Secondo un altra tradizione rabbinica, attraverso il banchetto di Purìm, accompagnato da discorsi di Torà e da benedizioni, ogni ebreo corregge l'errore commesso dal popolo ebraico residente a Shushàn, che all'epoca del re Akhashveròsh si radunò nel palazzo reale per godere del banchetto offerto loro dal re e che, secondo il Talmùd, scatenò l'ira divina.

3) Regali ai poveri

È mitzvà dare due regali a due poveri, uno ciascuno, a Purìm. Anche una persona povera che vive di carità è obbligata a osservare questa mitzvà. Si esce d'obbligo attraverso ogni tipo di regalo: cibo e bevande, soldi, vestiti. Se il regalo è in denaro, l'ammontare deve mettere in grado il povero di comprarsi del pane sufficiente almeno per un pasto. Questi regali devono essere dati in tempo per permettere alla persona povera di usufruirne a Purìm, ma non possono essere dati prima di Purìm.

Questa mitzvà è valida anche per le donne.

4) Scambiarsi doni di cibo fra amici

È obbligatorio mandare un regalo ad almeno un amico. Questo dono consiste in almeno di due tipi di cibo. Scambiarsi doni è una mitzvà che vale sia per gli uomini che per le donne e deve essere compiuta durante il giorno di Purìm. Per uscire d'obbligo, lo si deve dare a una persona fuori dal nucleo familiare, uomini a uomini e donne a donne; si deve dare del cibo che può essere consumato senza ulteriori preparazioni come: piatti di carne o di pesce cucinati, cibo bollito, caramelle, dolci, frutta, vino o altre bevande. Non si esce d'obbligo regalando soldi ed è preferibile mandare questi regali a più amici possibile.

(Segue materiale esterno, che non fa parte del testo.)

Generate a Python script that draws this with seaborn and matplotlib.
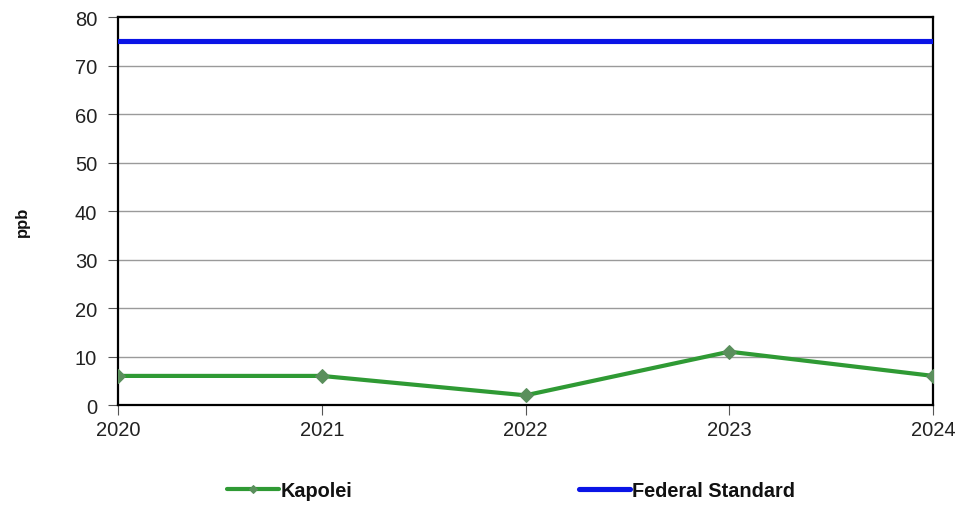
import matplotlib
matplotlib.use("Agg")
import matplotlib.pyplot as plt
import seaborn as sns
import pandas as pd

years = [2020, 2021, 2022, 2023, 2024]
kapolei = [6, 6, 2, 11, 6]
federal_standard = [75, 75, 75, 75, 75]
y_ticks = [0, 10, 20, 30, 40, 50, 60, 70, 80]

sns.set_theme(style="white")
plt.rcParams["font.family"] = ["Liberation Sans", "DejaVu Sans"]

df = pd.DataFrame({"Year": years, "Kapolei": kapolei, "Federal Standard": federal_standard})

fig = plt.figure(figsize=(9.61, 5.06), dpi=100)
ax = fig.add_axes([0.1228, 0.1976, 0.8482, 0.7668])

sns.lineplot(data=df, x="Year", y="Federal Standard", ax=ax, color="#0a14e6",
             linewidth=3.7, label="Federal Standard", zorder=3)
sns.lineplot(data=df, x="Year", y="Kapolei", ax=ax, color="#2f9a34",
             linewidth=3.0, marker="D", markersize=7, markerfacecolor="#5a8f5c",
             markeredgecolor="#5a8f5c", label="Kapolei", zorder=4)

ax.set_xlim(2020, 2024)
ax.set_ylim(0, 80)
ax.set_yticks(y_ticks)
ax.set_xticks(years)
ax.set_xticklabels([str(y) for y in years])
ax.yaxis.grid(True, color="#9a9a9a", linewidth=1)
ax.set_axisbelow(True)
for s in ax.spines.values():
    s.set_color("black")
    s.set_linewidth(1.6)
ax.tick_params(axis="both", which="both", direction="out", length=7, width=0.8,
               color="#555555", labelsize=14.5, labelcolor="#222222", pad=4)
ax.tick_params(axis="y", pad=8)
ax.tick_params(axis="both", left=True, bottom=True)
ax.set_xlabel("")
ax.set_ylabel("ppb", fontsize=12, fontweight="bold", color="#111111")
ax.yaxis.set_label_coords(-0.108, 0.474)

handles, labels = ax.get_legend_handles_labels()
ax.get_legend().remove()
order = [labels.index("Kapolei"), labels.index("Federal Standard")]
leg = fig.legend([handles[i] for i in order], [labels[i] for i in order],
                 loc="center", bbox_to_anchor=(0.532, 0.028), ncol=2, frameon=False,
                 prop={"weight": "bold", "size": 14.3}, columnspacing=11.4,
                 handlelength=2.6, handletextpad=0.1, markerscale=0.6,
                 borderpad=0, borderaxespad=0)
for t in leg.get_texts():
    t.set_color("#111111")

fig.savefig("out.png", dpi=100, facecolor="white")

Anche i poveri sono obbligati a compiere questa mitzvà.

Sarebbe meglio che la consegna di questi regali fosse fatta da terzi, e non personalmente come avviene solitamente per tutte le altre mitzvòt, perché è l'espressione stessa Mishloàkh Manòt (mandare cibi) usata nella Meghillà che lo indica.

Le persone che sono in lutto per la perdita di un genitore o nei trenta giorni di lutto per la perdita di un coniuge, fratello/sorella o figlio D-o non voglia, non sono esenti dalle mitzvòt di Purìm. Non si danno i mishloach manòt all'individuo in lutto, ma li si possono dare alla famiglia.